**To do**
Exactly as written, quote every line that follows, skipping the images.

**Data lines**
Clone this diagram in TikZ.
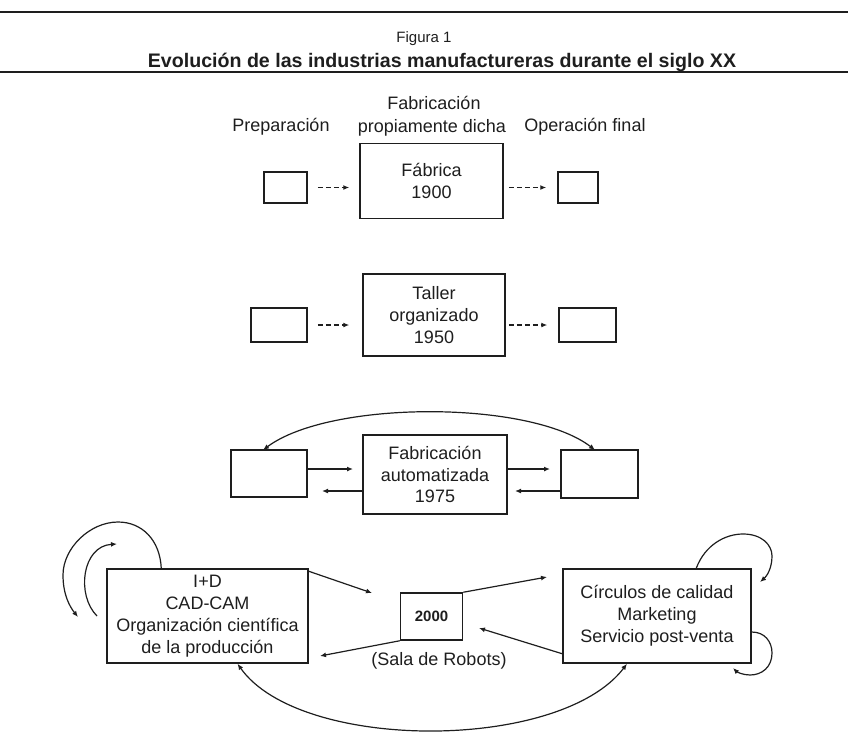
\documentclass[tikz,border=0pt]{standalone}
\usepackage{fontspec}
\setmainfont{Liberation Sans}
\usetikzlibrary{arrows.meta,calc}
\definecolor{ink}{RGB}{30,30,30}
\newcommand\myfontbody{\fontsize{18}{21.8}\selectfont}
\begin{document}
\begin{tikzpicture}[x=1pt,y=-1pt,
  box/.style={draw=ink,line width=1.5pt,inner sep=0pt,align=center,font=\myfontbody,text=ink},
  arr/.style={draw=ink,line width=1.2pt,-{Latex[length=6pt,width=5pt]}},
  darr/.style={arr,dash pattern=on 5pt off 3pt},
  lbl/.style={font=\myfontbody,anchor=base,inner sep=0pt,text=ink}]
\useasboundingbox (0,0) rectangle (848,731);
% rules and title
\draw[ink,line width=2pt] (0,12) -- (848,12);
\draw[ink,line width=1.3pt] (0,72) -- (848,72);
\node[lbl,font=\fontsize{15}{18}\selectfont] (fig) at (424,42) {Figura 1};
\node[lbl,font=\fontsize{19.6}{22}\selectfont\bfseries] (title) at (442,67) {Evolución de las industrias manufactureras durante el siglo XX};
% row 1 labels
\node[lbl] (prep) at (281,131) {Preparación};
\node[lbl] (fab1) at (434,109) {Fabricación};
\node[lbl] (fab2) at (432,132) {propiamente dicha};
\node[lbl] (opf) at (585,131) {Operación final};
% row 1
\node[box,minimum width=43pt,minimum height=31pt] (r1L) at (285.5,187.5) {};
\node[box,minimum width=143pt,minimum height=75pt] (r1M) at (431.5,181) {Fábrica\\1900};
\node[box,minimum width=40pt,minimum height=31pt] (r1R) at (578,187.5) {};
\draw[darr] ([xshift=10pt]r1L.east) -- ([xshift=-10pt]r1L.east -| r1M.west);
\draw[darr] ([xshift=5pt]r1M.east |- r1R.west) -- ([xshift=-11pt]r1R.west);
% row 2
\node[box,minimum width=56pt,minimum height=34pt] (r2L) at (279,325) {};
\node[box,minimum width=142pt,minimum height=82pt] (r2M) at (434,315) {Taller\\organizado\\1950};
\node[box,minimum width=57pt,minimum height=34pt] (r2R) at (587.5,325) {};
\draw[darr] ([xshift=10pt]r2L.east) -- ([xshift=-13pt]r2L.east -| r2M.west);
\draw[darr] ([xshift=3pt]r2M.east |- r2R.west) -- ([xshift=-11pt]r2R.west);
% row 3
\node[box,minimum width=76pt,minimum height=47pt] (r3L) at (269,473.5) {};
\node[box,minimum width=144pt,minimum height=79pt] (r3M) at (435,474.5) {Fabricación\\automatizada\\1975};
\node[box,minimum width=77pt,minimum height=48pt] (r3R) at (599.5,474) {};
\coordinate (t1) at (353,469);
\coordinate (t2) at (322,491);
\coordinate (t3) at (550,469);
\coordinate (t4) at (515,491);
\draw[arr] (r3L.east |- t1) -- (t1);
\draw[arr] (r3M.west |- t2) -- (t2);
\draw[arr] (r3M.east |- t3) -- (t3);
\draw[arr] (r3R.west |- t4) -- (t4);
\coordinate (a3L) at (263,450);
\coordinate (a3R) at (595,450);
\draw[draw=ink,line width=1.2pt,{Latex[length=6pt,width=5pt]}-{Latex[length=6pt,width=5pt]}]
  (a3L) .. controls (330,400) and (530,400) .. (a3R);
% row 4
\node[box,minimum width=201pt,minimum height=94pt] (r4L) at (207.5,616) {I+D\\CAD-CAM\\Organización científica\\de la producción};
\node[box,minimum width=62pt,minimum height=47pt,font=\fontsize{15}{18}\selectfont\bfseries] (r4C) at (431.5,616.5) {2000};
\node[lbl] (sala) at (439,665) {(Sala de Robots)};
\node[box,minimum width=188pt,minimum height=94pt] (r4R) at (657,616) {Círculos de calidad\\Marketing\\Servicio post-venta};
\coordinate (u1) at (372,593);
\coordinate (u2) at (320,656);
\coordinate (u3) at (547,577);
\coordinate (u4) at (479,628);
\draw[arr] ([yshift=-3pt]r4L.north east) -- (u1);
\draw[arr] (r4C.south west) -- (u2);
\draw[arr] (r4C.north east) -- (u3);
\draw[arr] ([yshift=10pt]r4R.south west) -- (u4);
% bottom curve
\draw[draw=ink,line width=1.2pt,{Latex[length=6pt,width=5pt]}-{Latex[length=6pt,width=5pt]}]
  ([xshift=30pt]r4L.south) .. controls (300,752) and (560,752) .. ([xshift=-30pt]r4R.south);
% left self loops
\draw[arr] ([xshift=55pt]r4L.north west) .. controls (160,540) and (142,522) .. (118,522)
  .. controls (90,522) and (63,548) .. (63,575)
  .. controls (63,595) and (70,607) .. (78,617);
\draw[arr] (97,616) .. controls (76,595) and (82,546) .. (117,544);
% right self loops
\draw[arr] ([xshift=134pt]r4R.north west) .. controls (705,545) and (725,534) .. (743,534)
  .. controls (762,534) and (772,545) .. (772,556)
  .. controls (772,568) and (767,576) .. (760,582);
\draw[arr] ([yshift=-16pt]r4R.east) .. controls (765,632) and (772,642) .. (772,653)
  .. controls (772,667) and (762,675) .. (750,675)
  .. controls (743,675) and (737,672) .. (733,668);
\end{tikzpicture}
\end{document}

**Task solution**
Clone this diagram in TikZ.
\documentclass[tikz,border=0pt]{standalone}
\usepackage{fontspec}
\setmainfont{Liberation Sans}
\usetikzlibrary{arrows.meta,calc}
\definecolor{ink}{RGB}{30,30,30}
\newcommand\myfontbody{\fontsize{18}{21.8}\selectfont}
\begin{document}
\begin{tikzpicture}[x=1pt,y=-1pt,
  box/.style={draw=ink,line width=1.5pt,inner sep=0pt,align=center,font=\myfontbody,text=ink},
  arr/.style={draw=ink,line width=1.2pt,-{Latex[length=6pt,width=5pt]}},
  darr/.style={arr,dash pattern=on 5pt off 3pt},
  lbl/.style={font=\myfontbody,anchor=base,inner sep=0pt,text=ink}]
\useasboundingbox (0,0) rectangle (848,731);
% rules and title
\draw[ink,line width=2pt] (0,12) -- (848,12);
\draw[ink,line width=1.3pt] (0,72) -- (848,72);
\node[lbl,font=\fontsize{15}{18}\selectfont] (fig) at (424,42) {Figura 1};
\node[lbl,font=\fontsize{19.6}{22}\selectfont\bfseries] (title) at (442,67) {Evolución de las industrias manufactureras durante el siglo XX};
% row 1 labels
\node[lbl] (prep) at (281,131) {Preparación};
\node[lbl] (fab1) at (434,109) {Fabricación};
\node[lbl] (fab2) at (432,132) {propiamente dicha};
\node[lbl] (opf) at (585,131) {Operación final};
% row 1
\node[box,minimum width=43pt,minimum height=31pt] (r1L) at (285.5,187.5) {};
\node[box,minimum width=143pt,minimum height=75pt] (r1M) at (431.5,181) {Fábrica\\1900};
\node[box,minimum width=40pt,minimum height=31pt] (r1R) at (578,187.5) {};
\draw[darr] ([xshift=10pt]r1L.east) -- ([xshift=-10pt]r1L.east -| r1M.west);
\draw[darr] ([xshift=5pt]r1M.east |- r1R.west) -- ([xshift=-11pt]r1R.west);
% row 2
\node[box,minimum width=56pt,minimum height=34pt] (r2L) at (279,325) {};
\node[box,minimum width=142pt,minimum height=82pt] (r2M) at (434,315) {Taller\\organizado\\1950};
\node[box,minimum width=57pt,minimum height=34pt] (r2R) at (587.5,325) {};
\draw[darr] ([xshift=10pt]r2L.east) -- ([xshift=-13pt]r2L.east -| r2M.west);
\draw[darr] ([xshift=3pt]r2M.east |- r2R.west) -- ([xshift=-11pt]r2R.west);
% row 3
\node[box,minimum width=76pt,minimum height=47pt] (r3L) at (269,473.5) {};
\node[box,minimum width=144pt,minimum height=79pt] (r3M) at (435,474.5) {Fabricación\\automatizada\\1975};
\node[box,minimum width=77pt,minimum height=48pt] (r3R) at (599.5,474) {};
\coordinate (t1) at (353,469);
\coordinate (t2) at (322,491);
\coordinate (t3) at (550,469);
\coordinate (t4) at (515,491);
\draw[arr] (r3L.east |- t1) -- (t1);
\draw[arr] (r3M.west |- t2) -- (t2);
\draw[arr] (r3M.east |- t3) -- (t3);
\draw[arr] (r3R.west |- t4) -- (t4);
\coordinate (a3L) at (263,450);
\coordinate (a3R) at (595,450);
\draw[draw=ink,line width=1.2pt,{Latex[length=6pt,width=5pt]}-{Latex[length=6pt,width=5pt]}]
  (a3L) .. controls (330,400) and (530,400) .. (a3R);
% row 4
\node[box,minimum width=201pt,minimum height=94pt] (r4L) at (207.5,616) {I+D\\CAD-CAM\\Organización científica\\de la producción};
\node[box,minimum width=62pt,minimum height=47pt,font=\fontsize{15}{18}\selectfont\bfseries] (r4C) at (431.5,616.5) {2000};
\node[lbl] (sala) at (439,665) {(Sala de Robots)};
\node[box,minimum width=188pt,minimum height=94pt] (r4R) at (657,616) {Círculos de calidad\\Marketing\\Servicio post-venta};
\coordinate (u1) at (372,593);
\coordinate (u2) at (320,656);
\coordinate (u3) at (547,577);
\coordinate (u4) at (479,628);
\draw[arr] ([yshift=-3pt]r4L.north east) -- (u1);
\draw[arr] (r4C.south west) -- (u2);
\draw[arr] (r4C.north east) -- (u3);
\draw[arr] ([yshift=10pt]r4R.south west) -- (u4);
% bottom curve
\draw[draw=ink,line width=1.2pt,{Latex[length=6pt,width=5pt]}-{Latex[length=6pt,width=5pt]}]
  ([xshift=30pt]r4L.south) .. controls (300,752) and (560,752) .. ([xshift=-30pt]r4R.south);
% left self loops
\draw[arr] ([xshift=55pt]r4L.north west) .. controls (160,540) and (142,522) .. (118,522)
  .. controls (90,522) and (63,548) .. (63,575)
  .. controls (63,595) and (70,607) .. (78,617);
\draw[arr] (97,616) .. controls (76,595) and (82,546) .. (117,544);
% right self loops
\draw[arr] ([xshift=134pt]r4R.north west) .. controls (705,545) and (725,534) .. (743,534)
  .. controls (762,534) and (772,545) .. (772,556)
  .. controls (772,568) and (767,576) .. (760,582);
\draw[arr] ([yshift=-16pt]r4R.east) .. controls (765,632) and (772,642) .. (772,653)
  .. controls (772,667) and (762,675) .. (750,675)
  .. controls (743,675) and (737,672) .. (733,668);
\end{tikzpicture}
\end{document}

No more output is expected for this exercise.